Invece non è cambiato niente, non le parole, né i fatti, né le discussioni, né gli sfoghi, né i rapimenti agli occhi. Un’altra primavera che scorrerà via nelle sue vaghe storie d’insurrezione al potere che dura appena una mezza giornata davanti ai tribunali (!!!). La rivolta ve la costruiscono loro su misura, i partiti, le associazioni, organizzano tutto, le idee, i pensieri, le parole, i cartelli e gli slogan da esibire, le giornate si e le giornate no, gli eventi su feisbuk che vi ingolfano la posta; e poi ci sono i giornali, i chierici delle sette che vendono pacchetti di pensiero prestabiliti, e non provate a fuoriuscire dalla logica, non siate traditori del loro sillogismo! E così questo paese va avanti a memoria, ad libitum. Eppure quante opportunità di rivolta morale e materiale abbiamo? Mentre la gioventù araba si spogliava di tutti i simboli politici, religiosi, e antioccidentali, noi affogavamo nella noia del simbolismo; proprio quando era il momento di creare un movimento sociale trasversale, nuovo, progressista e autentico, ci accontentiamo di far risuonare i nostri NO! nelle urne elettorali dei referendum. Bella vittoria svegliarsi in una giornata di sole da mare per andare a scrivere una crocetta che probabilmente servirà solo a consumare matite di stato. Ci adagiamo sulla democrazia… Una democrazia che ha le sue proprie logiche.

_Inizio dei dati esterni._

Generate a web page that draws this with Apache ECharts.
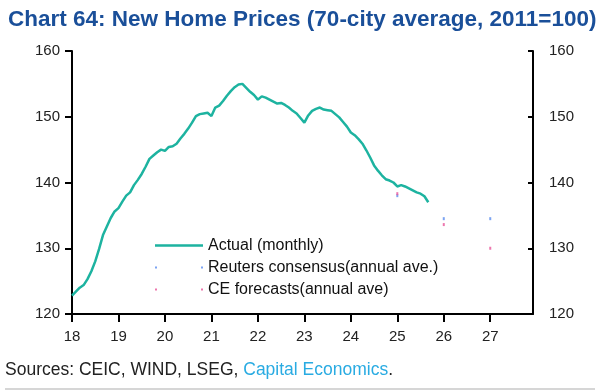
<!DOCTYPE html>
<html><head><meta charset="utf-8">
<script src="https://cdn.jsdelivr.net/npm/echarts@6/dist/echarts.min.js"></script>
<style>html,body{margin:0;padding:0;background:#fff}#c{width:600px;height:392px}</style>
</head><body><div id="c"></div>
<script>
// Monthly 70-city average new home price index (2011=100), Jan 2018 onward
var startYear = 2018;
var actual = [
 122.8,123.4,124.0,124.4,125.3,126.5,128.0,129.9,132.0,133.3,134.6,135.6,
 136.1,137.1,138.0,138.5,139.6,140.4,141.3,142.4,143.6,144.1,144.6,145.0,
 144.8,145.4,145.5,145.9,146.7,147.4,148.2,149.1,150.1,150.4,150.5,150.6,
 150.1,151.4,151.7,152.4,153.2,153.9,154.5,154.9,155.0,154.4,153.8,153.3,
 152.6,153.1,152.9,152.6,152.3,152.0,152.1,151.8,151.4,150.9,150.5,149.8,
 149.1,150.2,150.9,151.2,151.4,151.1,151.0,150.9,150.4,149.9,149.2,148.5,
 147.6,147.2,146.6,145.9,144.9,143.8,142.6,141.8,141.1,140.5,140.3,140.0,
 139.4,139.6,139.4,139.1,138.8,138.5,138.3,137.9,137.0
];
var forecastYears = [2025, 2026, 2027];
var reuters = [138.0, 134.5, 134.5];
var ceForecast = [138.3, 133.6, 130.0];
var xTickYears = [2018,2019,2020,2021,2022,2023,2024,2025,2026,2027];
var xTickLabels = ['18','19','20','21','22','23','24','25','26','27'];

var actualData = actual.map(function(v,i){ return [startYear + i/12, v]; });
var reutersData = forecastYears.map(function(y,i){ return [y, reuters[i]]; });
var ceData = forecastYears.map(function(y,i){ return [y, ceForecast[i]]; });

var font = 'Liberation Sans';
var dotIcon = 'path://M0,6h2v2h-2zM46,6h2v2h-2zM0,0h0.05v0.05h-0.05zM47.95,13.95h0.05v0.05h-0.05z';
var lineIcon = 'path://M0,5.75h48v2.5h-48zM0,0h0.05v0.05h-0.05zM47.95,13.95h0.05v0.05h-0.05z';

var chart = echarts.init(document.getElementById('c'), null, {renderer:'canvas'});
chart.setOption({
  animation:false,
  backgroundColor:'#fff',
  title:{
    text:'Chart 64: New Home Prices (70-city average, 2011=100)',
    left:3, top:3,
    textStyle:{fontFamily:font, fontWeight:'bold', fontSize:22.5, color:'#1a4f99'}
  },
  grid:{left:72, right:67, top:51, bottom:78, containLabel:false},
  legend:{
    orient:'vertical', left:150, top:232, itemWidth:48, itemHeight:14, itemGap:5,
    textStyle:{fontFamily:font, fontSize:16, color:'#111', lineHeight:17},
    data:[
      {name:'Actual (monthly)', icon:lineIcon, itemStyle:{color:'#1db3a0'}},
      {name:'Reuters consensus(annual ave.)', icon:dotIcon, itemStyle:{color:'#5b8def'}},
      {name:'CE forecasts(annual ave)', icon:dotIcon, itemStyle:{color:'#e8559a'}}
    ]
  },
  xAxis:{
    type:'value', min:2018, max:2027.92, interval:1,
    axisLine:{show:true, onZero:false, lineStyle:{color:'#000', width:2}},
    axisTick:{show:true, length:8, lineStyle:{color:'#000', width:2}},
    splitLine:{show:false},
    axisLabel:{showMaxLabel:false, margin:15, fontFamily:font, fontSize:15, color:'#222',
      formatter:function(v){ var k = xTickYears.indexOf(Math.round(v)); return k>=0 ? xTickLabels[k] : ''; }}
  },
  yAxis:[
    {type:'value', min:120, max:160, interval:10, position:'left',
     axisLine:{show:true, lineStyle:{color:'#000', width:2}},
     axisTick:{show:true, length:7, lineStyle:{color:'#000', width:2}},
     splitLine:{show:false},
     axisLabel:{margin:12, fontFamily:font, fontSize:15, color:'#222'}},
    {type:'value', min:120, max:160, interval:10, position:'right',
     axisLine:{show:true, lineStyle:{color:'#000', width:2}},
     axisTick:{show:true, inside:true, length:5, lineStyle:{color:'#000', width:2}},
     splitLine:{show:false},
     axisLabel:{margin:16, fontFamily:font, fontSize:15, color:'#222'}}
  ],
  series:[
    {name:'Actual (monthly)', type:'line', data:actualData, symbol:'none', smooth:false,
     lineStyle:{color:'#1db3a0', width:2.5}, itemStyle:{color:'#1db3a0'}},
    {name:'Reuters consensus(annual ave.)', type:'scatter', data:reutersData,
     symbol:'rect', symbolSize:[2,3], itemStyle:{color:'#5b8def'}},
    {name:'CE forecasts(annual ave)', type:'scatter', data:ceData,
     symbol:'rect', symbolSize:[2,3], itemStyle:{color:'#e8559a'}}
  ],
  graphic:[
    {type:'text', left:5, top:361, style:{
      text:'{a|Sources: CEIC, WIND, LSEG, }{b|Capital Economics}{a|.}',
      rich:{a:{fontFamily:font, fontSize:17.5, fill:'#222'}, b:{fontFamily:font, fontSize:17.5, fill:'#29abe2'}}
    }},
    {type:'line', shape:{x1:5, y1:389, x2:595, y2:389}, style:{stroke:'#c8c8c8', lineWidth:1.5}}
  ]
});
</script></body></html>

Per fare qualche esempio a vanvera, tutti sanno che il premier controlla fin troppo per essere equidistante e dalla vostra parte, e già avremmo buoni motivi per una rivolta à la Camus. Tuttavia anche prescindendo da questa banale verità, consideriamo la questione di quanto contino i partiti in Italia, e quanto questo faccia male alle libertà individuali: mettiamo che domattina vogliate aprire un giornale, ebbene al di là del vezzo della registrazione in tribunale (fortunatamente non arriviamo ai livelli dell’Arabia Saudita dove ci vuole un permesso di stato), per accedere ai finanziamenti pubblici bisogna essere legati ad almeno due deputati, diventando così ufficialmente organi di un movimento politico, ovvero espressione di tutta quella banda di ideologie e pacchetti di pensiero di cui si parlava sopra. E’ un metodo che per esempio è stato utilizzato dal messere Italo Bocchino editore de L’Indipendente, e che segnò anche la cacciata del direttore Giordano Bruno Guerri, reo di non esprimere un autentico bocchinismo. Possiamo ribattezzarlo teorema bocchino: o dite quello che vi dicono di dire o siete fuori. (Oggi la situazione è in fieri, ma qui stavamo citando appena un esempio per tutti)
Dunque. Per fare la rivolta bisogna avere tutto questo malore dell’anima interiore, e una specie di saudade di libertà. Non è nelle grandi masse già organizzate che troveremo il dissenso, ma nel jour pour jour delle cose, nel nostro sentire di individui che bramano ardere di libertà, di verità. E’ il libertario che si rivolterà, e dal contagio nascerà il NO! comune. Che non sarà un referendum o un pezzo di costume sulla rivoluzione, ma una primavera che s’accende dopo la nausea. Take your time, hurry up, the choice is yours, don’t be late!